Contained in this passage are four elements that foreshadow the action of the story, although Jacobs is never heavy-handed in working out the tale as a projection of its opening paragraphs. The obvious parallel to the game of chess, is, of course, the game of life. While Mr. White's choosing a small sum (two hundred pounds) when he made his first wish on the monkey's paw might make him seem less than radical, we must remember that he snatched the paw from the fire when the old soldier tossed it there. Had White been one merely to accept life, he would have taken the soldier's advice and let the paw burn.

The second element, that of putting his king into "sharp and unnecessary peril," comes with the first wish. White had no way of knowing that he was endangering Herbert's life in requesting the £200, but the soldier's demeanor when he told of the magical powers of the paw should have warned a less radical man to let the paw burn. As it turned out, the £200 wished for came as an indemnity for Herbert, who was killed when he fell into some working machinery. While the Gothic tone of the story is not such that one would expect a pun on the "sharp'' peril, certainly the peril was unnecessary. White planned to use the £200 requested to pay off the mortgage, but there was no urgent need for it to be paid off immediately.

White's seeing a fatal mistake after it was too late was the third element. The fatal mistake here is not the death of his son, however, but something even more terrible—the resurrection of his son with his face still mangled from the machinery. When Mrs. White insisted that White make a second wish—to bring Herbert back—White feared that the wish might bring the son back mutilated. Nevertheless, his fear of his wife caused him to make the second wish. It was only much later, when they heard a noise at the door, that White sensed it was his mutilated son and frantically sought the paw to make a third wish.

This wish—that Herbert be dead again—was an acting out of the fourth element. But it is not the son he is preventing from seeing the fatal mistake this time. It is his wife, who is not aware that the second wish did not include the request that Herbert be restored whole. The third wish prevented the heartstruck mother from seeing the hideous creature outside the door.

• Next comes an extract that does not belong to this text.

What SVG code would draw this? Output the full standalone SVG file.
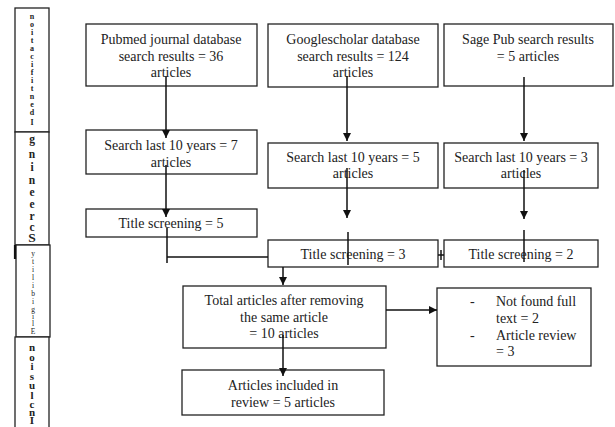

Thus in the opening two paragraphs, Jacobs has given us a micro-story which contains all the elements of the macro-story, if one may use those terms. Still, his symbolic foreshadowing is not heavy-handed. The use of the words "amiably desirous" to describe White's efforts to prevent his son from seeing his mistake, for instance, would seem incongruous were they to describe his effort to prevent his wife from seeing their son. Indeed, despite the symbolic relationship of the chess game to the story proper, Jacobs handled it in such a sophisticated manner that the effect of the game on the reader is suggestive, hinting of the dangers implicit in Mr. White's radical ideas about the game—of life, while at the same time giving us with a few bold strokes a preliminary sketch of the central character in the story.